## [Material for the task]
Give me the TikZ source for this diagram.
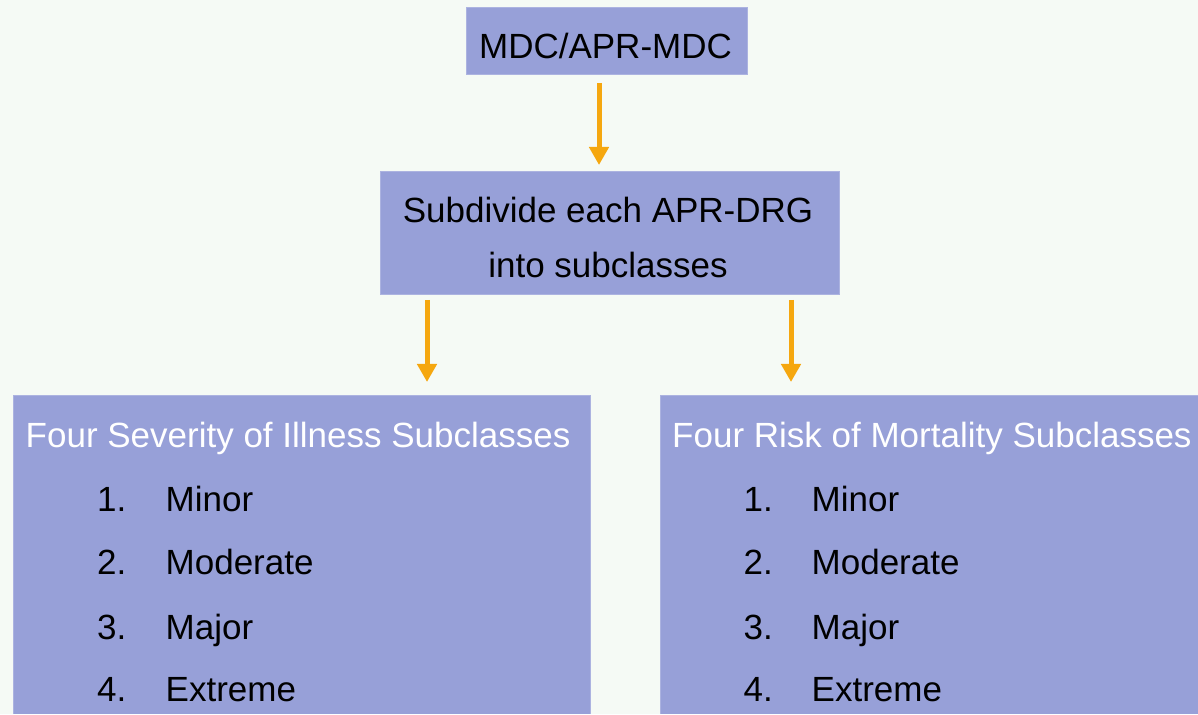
...
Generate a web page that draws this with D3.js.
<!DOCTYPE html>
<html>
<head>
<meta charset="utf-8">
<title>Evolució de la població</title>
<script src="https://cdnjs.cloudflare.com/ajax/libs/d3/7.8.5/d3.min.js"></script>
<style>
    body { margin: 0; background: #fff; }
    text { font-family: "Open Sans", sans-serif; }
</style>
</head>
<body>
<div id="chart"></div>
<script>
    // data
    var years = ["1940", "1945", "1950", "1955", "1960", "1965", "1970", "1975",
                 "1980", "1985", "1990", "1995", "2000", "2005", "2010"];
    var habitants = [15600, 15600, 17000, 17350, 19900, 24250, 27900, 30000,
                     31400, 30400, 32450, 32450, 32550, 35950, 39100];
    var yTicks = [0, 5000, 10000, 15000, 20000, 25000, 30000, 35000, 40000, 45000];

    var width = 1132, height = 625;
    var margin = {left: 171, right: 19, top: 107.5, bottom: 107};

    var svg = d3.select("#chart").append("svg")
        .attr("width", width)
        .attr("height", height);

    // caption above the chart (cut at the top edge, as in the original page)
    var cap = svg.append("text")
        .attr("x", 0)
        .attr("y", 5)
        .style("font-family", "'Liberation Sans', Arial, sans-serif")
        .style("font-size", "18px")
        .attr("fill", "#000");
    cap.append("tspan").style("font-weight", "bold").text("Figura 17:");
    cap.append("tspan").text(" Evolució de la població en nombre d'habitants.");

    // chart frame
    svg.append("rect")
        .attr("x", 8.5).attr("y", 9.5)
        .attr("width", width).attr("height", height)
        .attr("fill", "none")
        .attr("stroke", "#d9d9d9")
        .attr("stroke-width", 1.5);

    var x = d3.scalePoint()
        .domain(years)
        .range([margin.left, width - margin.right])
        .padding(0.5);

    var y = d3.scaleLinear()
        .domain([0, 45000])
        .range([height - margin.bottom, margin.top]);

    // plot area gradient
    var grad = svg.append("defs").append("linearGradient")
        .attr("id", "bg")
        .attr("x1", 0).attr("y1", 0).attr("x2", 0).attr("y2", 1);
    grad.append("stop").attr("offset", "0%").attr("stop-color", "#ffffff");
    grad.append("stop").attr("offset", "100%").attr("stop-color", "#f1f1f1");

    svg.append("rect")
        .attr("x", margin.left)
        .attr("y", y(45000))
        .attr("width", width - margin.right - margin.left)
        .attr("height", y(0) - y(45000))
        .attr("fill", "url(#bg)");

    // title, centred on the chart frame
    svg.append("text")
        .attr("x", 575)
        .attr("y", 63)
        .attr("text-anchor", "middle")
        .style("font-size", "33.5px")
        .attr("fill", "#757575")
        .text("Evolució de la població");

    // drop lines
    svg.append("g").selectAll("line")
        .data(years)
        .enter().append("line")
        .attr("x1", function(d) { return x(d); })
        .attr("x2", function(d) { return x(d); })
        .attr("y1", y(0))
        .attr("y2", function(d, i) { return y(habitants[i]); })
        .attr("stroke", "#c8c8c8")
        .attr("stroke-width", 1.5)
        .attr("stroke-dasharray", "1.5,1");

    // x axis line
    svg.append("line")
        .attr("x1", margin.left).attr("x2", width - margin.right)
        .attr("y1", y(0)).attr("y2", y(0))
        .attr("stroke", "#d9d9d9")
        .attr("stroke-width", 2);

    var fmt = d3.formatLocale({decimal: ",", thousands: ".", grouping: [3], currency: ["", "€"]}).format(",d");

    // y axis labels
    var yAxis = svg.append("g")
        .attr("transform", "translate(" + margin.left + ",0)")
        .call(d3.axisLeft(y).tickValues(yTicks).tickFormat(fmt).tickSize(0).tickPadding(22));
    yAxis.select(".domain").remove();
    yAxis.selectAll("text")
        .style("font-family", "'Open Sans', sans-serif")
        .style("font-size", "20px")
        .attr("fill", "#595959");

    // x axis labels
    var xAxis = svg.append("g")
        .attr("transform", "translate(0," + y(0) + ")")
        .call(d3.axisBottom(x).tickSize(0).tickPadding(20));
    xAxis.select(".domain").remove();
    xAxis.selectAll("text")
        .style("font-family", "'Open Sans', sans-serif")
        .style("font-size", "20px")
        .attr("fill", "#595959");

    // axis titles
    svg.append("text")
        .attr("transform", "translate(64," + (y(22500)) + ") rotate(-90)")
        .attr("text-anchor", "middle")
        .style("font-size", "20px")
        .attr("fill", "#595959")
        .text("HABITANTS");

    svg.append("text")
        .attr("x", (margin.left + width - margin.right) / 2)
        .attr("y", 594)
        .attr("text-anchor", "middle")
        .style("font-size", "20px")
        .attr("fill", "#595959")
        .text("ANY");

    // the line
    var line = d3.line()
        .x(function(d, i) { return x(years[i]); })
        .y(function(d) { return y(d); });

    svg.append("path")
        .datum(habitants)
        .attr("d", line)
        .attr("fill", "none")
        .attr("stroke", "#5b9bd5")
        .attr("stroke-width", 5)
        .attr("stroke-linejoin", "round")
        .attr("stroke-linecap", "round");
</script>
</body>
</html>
...
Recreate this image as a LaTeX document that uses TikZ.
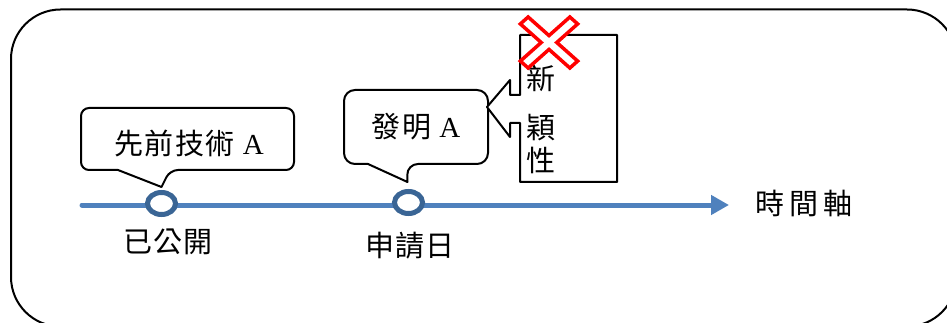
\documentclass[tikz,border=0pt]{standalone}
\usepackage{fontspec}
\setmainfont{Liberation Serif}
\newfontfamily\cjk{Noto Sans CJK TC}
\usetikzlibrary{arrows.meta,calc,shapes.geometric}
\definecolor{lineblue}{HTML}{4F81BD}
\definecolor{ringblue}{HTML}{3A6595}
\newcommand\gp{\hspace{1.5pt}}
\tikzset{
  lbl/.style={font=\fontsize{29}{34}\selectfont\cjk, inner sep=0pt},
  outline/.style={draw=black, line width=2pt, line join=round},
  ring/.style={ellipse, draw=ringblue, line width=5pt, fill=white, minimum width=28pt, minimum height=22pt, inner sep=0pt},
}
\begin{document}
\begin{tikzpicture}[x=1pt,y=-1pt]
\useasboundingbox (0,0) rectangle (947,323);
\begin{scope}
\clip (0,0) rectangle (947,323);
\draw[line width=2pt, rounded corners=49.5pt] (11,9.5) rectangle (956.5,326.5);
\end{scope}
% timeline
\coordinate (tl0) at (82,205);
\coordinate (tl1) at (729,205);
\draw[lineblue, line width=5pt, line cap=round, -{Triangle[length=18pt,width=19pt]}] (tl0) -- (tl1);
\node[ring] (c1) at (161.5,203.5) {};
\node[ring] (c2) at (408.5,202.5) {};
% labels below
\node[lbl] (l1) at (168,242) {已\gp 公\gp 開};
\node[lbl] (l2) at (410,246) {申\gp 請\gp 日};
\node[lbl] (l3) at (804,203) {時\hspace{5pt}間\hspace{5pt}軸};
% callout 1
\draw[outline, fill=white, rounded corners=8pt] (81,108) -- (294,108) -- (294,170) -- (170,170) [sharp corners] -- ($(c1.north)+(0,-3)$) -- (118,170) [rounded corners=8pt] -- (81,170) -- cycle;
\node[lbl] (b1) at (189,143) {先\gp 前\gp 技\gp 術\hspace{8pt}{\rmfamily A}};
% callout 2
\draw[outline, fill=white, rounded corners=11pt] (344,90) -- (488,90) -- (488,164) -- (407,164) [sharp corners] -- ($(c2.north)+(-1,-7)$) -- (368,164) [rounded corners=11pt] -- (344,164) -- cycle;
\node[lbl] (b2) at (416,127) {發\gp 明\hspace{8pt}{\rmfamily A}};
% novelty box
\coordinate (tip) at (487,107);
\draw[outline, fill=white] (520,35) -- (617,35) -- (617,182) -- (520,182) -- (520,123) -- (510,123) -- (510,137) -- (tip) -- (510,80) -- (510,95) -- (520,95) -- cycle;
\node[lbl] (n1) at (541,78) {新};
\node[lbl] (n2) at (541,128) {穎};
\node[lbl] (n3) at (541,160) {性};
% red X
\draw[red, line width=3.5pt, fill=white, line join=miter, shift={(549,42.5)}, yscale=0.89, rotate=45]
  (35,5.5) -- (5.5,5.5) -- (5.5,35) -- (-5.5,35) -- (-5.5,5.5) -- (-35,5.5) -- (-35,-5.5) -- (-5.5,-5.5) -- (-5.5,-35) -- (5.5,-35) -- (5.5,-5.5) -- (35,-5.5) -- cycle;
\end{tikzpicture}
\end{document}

## [To do]
Using the listing above, show each line holding the string "that".

## [Full output]
Generate a web page that draws this with D3.js.
Recreate this image as a LaTeX document that uses TikZ.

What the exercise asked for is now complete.